Otoritas dan Politik Fatwa
Fatwa, dalam tradisi Islam, bukan hukum yang mengikat, namun tetap memiliki daya pengaruh luas tergantung dari otoritas ulama yang mengeluarkannya.
Dalam hal ini, Qaradaghi—tokoh terkemuka dalam IUMS yang berbasis di Doha dan Istanbul—mewakili semangat perlawanan transnasional yang kerap menabrak garis batas politik negara-bangsa.
Namun, bagi Nazir Ayyad dan lembaga-lembaga keulamaan resmi seperti Al-Azhar, fatwa jihad semestinya hanya boleh dikeluarkan oleh negara melalui lembaga-lembaga yang diakui secara politik dan legal.

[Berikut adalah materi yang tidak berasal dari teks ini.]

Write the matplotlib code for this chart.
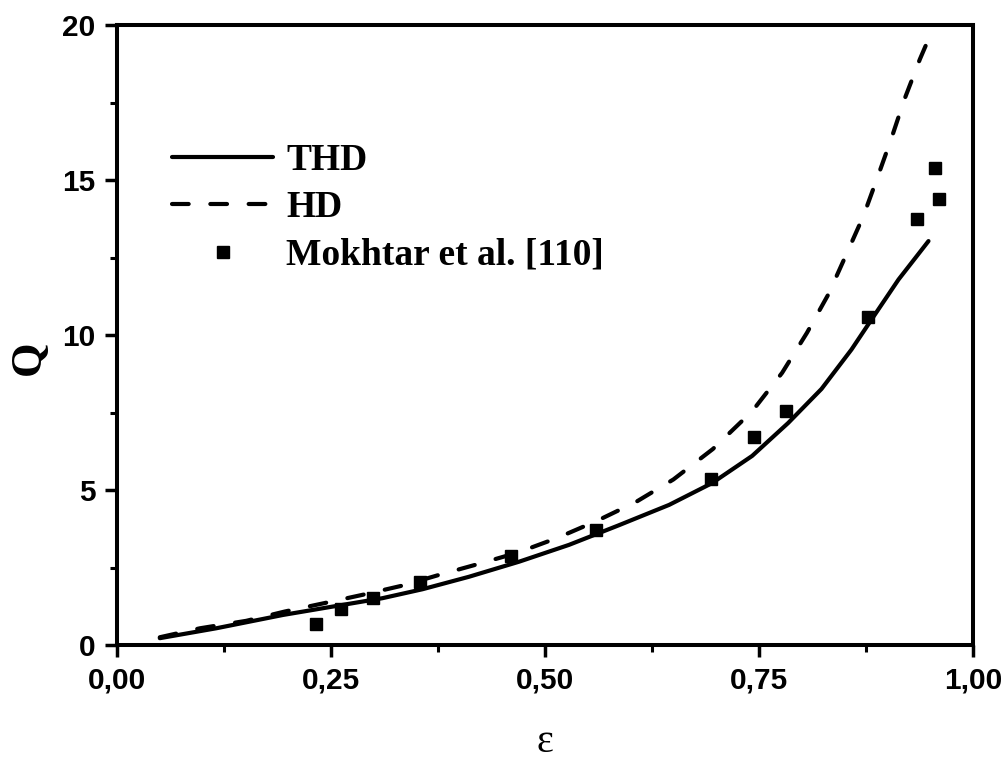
import matplotlib
matplotlib.use("Agg")
import matplotlib.pyplot as plt
from matplotlib.ticker import FuncFormatter, MultipleLocator

# THD curve (solid)
thd_x = [0.050, 0.116, 0.194, 0.252, 0.310, 0.357, 0.411, 0.470, 0.528, 0.586,
         0.645, 0.695, 0.742, 0.784, 0.823, 0.858, 0.881, 0.913, 0.948]
thd_y = [0.22, 0.54, 0.97, 1.24, 1.51, 1.80, 2.20, 2.69, 3.23, 3.86,
         4.52, 5.22, 6.10, 7.16, 8.26, 9.53, 10.48, 11.79, 13.03]

# HD curve (dashed)
hd_x = [0.050, 0.097, 0.151, 0.196, 0.242, 0.287, 0.334, 0.376, 0.423, 0.468,
        0.514, 0.561, 0.606, 0.650, 0.696, 0.742, 0.777, 0.806, 0.831, 0.852,
        0.872, 0.889, 0.905, 0.920, 0.938, 0.945]
hd_y = [0.25, 0.54, 0.78, 1.08, 1.35, 1.62, 1.92, 2.26, 2.62, 2.98,
        3.45, 4.01, 4.61, 5.34, 6.32, 7.54, 8.78, 10.07, 11.31, 12.60,
        13.84, 15.13, 16.37, 17.61, 18.90, 19.35]

# Mokhtar et al. [110] experimental points
exp_x = [0.233, 0.262, 0.299, 0.354, 0.460, 0.559, 0.694, 0.744, 0.781, 0.877,
         0.934, 0.956, 0.960]
exp_y = [0.68, 1.15, 1.53, 2.03, 2.88, 3.72, 5.36, 6.71, 7.56, 10.59,
         13.73, 15.38, 14.38]

fig = plt.figure(figsize=(10.06, 7.6), dpi=100)
ax = fig.add_axes([0.1163, 0.1513, 0.9672 - 0.1163, 0.9671 - 0.1513])

lw = 3.0
ax.plot(thd_x, thd_y, color="black", lw=lw, solid_capstyle="round",
        solid_joinstyle="round", label="THD")
ax.plot(hd_x, hd_y, color="black", lw=lw, linestyle=(0, (4.0, 5.2)),
        dash_capstyle="round", dash_joinstyle="round", label="HD")
ax.plot(exp_x, exp_y, linestyle="none", marker="s", markersize=9,
        color="black", label="Mokhtar et al. [110]")

ax.set_xlim(0, 1.0)
ax.set_ylim(0, 20)
ax.xaxis.set_major_locator(MultipleLocator(0.25))
ax.xaxis.set_minor_locator(MultipleLocator(0.125))
ax.yaxis.set_major_locator(MultipleLocator(5))
ax.yaxis.set_minor_locator(MultipleLocator(2.5))
ax.xaxis.set_major_formatter(FuncFormatter(lambda v, p: f"{v:.2f}".replace(".", ",")))
ax.yaxis.set_major_formatter(FuncFormatter(lambda v, p: f"{v:.0f}"))

for s in ax.spines.values():
    s.set_linewidth(2.9)
ax.tick_params(which="major", direction="out", length=8.5, width=2.5, pad=7,
               top=False, right=False)
ax.tick_params(which="minor", direction="out", length=5, width=2.2,
               top=False, right=False)
for lab in ax.get_xticklabels() + ax.get_yticklabels():
    lab.set_fontfamily("Liberation Sans")
    lab.set_fontweight("bold")
    lab.set_fontsize(21.5)

fig.text(29 / 1006, 1 - 358 / 760, "Q", rotation=90, ha="center", va="center",
         fontsize=32, fontfamily="Liberation Serif", fontweight="bold")
fig.text(545 / 1006, 1 - 743 / 760, "ε", ha="center", va="center",
         fontsize=29, fontfamily="Liberation Serif")

leg = ax.legend(loc="upper left", bbox_to_anchor=(172 / 1006, 1 - 143 / 760),
                bbox_transform=fig.transFigure, frameon=False,
                prop={"family": "Liberation Serif", "weight": "bold", "size": 27},
                handlelength=2.7, handletextpad=0.35, labelspacing=0.33,
                borderpad=0, borderaxespad=0)

fig.savefig("out.png", dpi=100)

“Pada masa sekarang, otoritas fatwa terkait jihad ada pada negara dan pemimpin sah, bukan dari organisasi yang tidak mewakili umat Islam secara menyeluruh,” tegas Ayyad.
Pernyataan Ayyad seolah menandai perpecahan lama antara dua poros keulamaan: yang satu bernafas gerakan Islam transnasional, yang lain bersandar pada stabilitas negara dan struktur hukum formal.
Antara Agenda dan Kepentingan Umat
Ayyad tidak menolak hak rakyat Palestina untuk dibela. Ia bahkan menegaskan bahwa membela mereka adalah kewajiban agama dan moral.
Namun, menurutnya, cara yang diambil haruslah “benar-benar melayani kepentingan rakyat Palestina, bukan menjadi alat agenda politik tertentu yang berujung pada kehancuran lebih lanjut.”
Polemik ini mencerminkan perdebatan lama di dunia Islam tentang siapa yang berhak berbicara atas nama umat.
Saat penderitaan rakyat Gaza terus berlangsung—dengan lebih dari 30 ribu jiwa tewas dan infrastruktur sipil luluh lantak—fatwa jihad bisa menjadi suara harapan atau bara dalam sekam, tergantung siapa yang mendengarnya.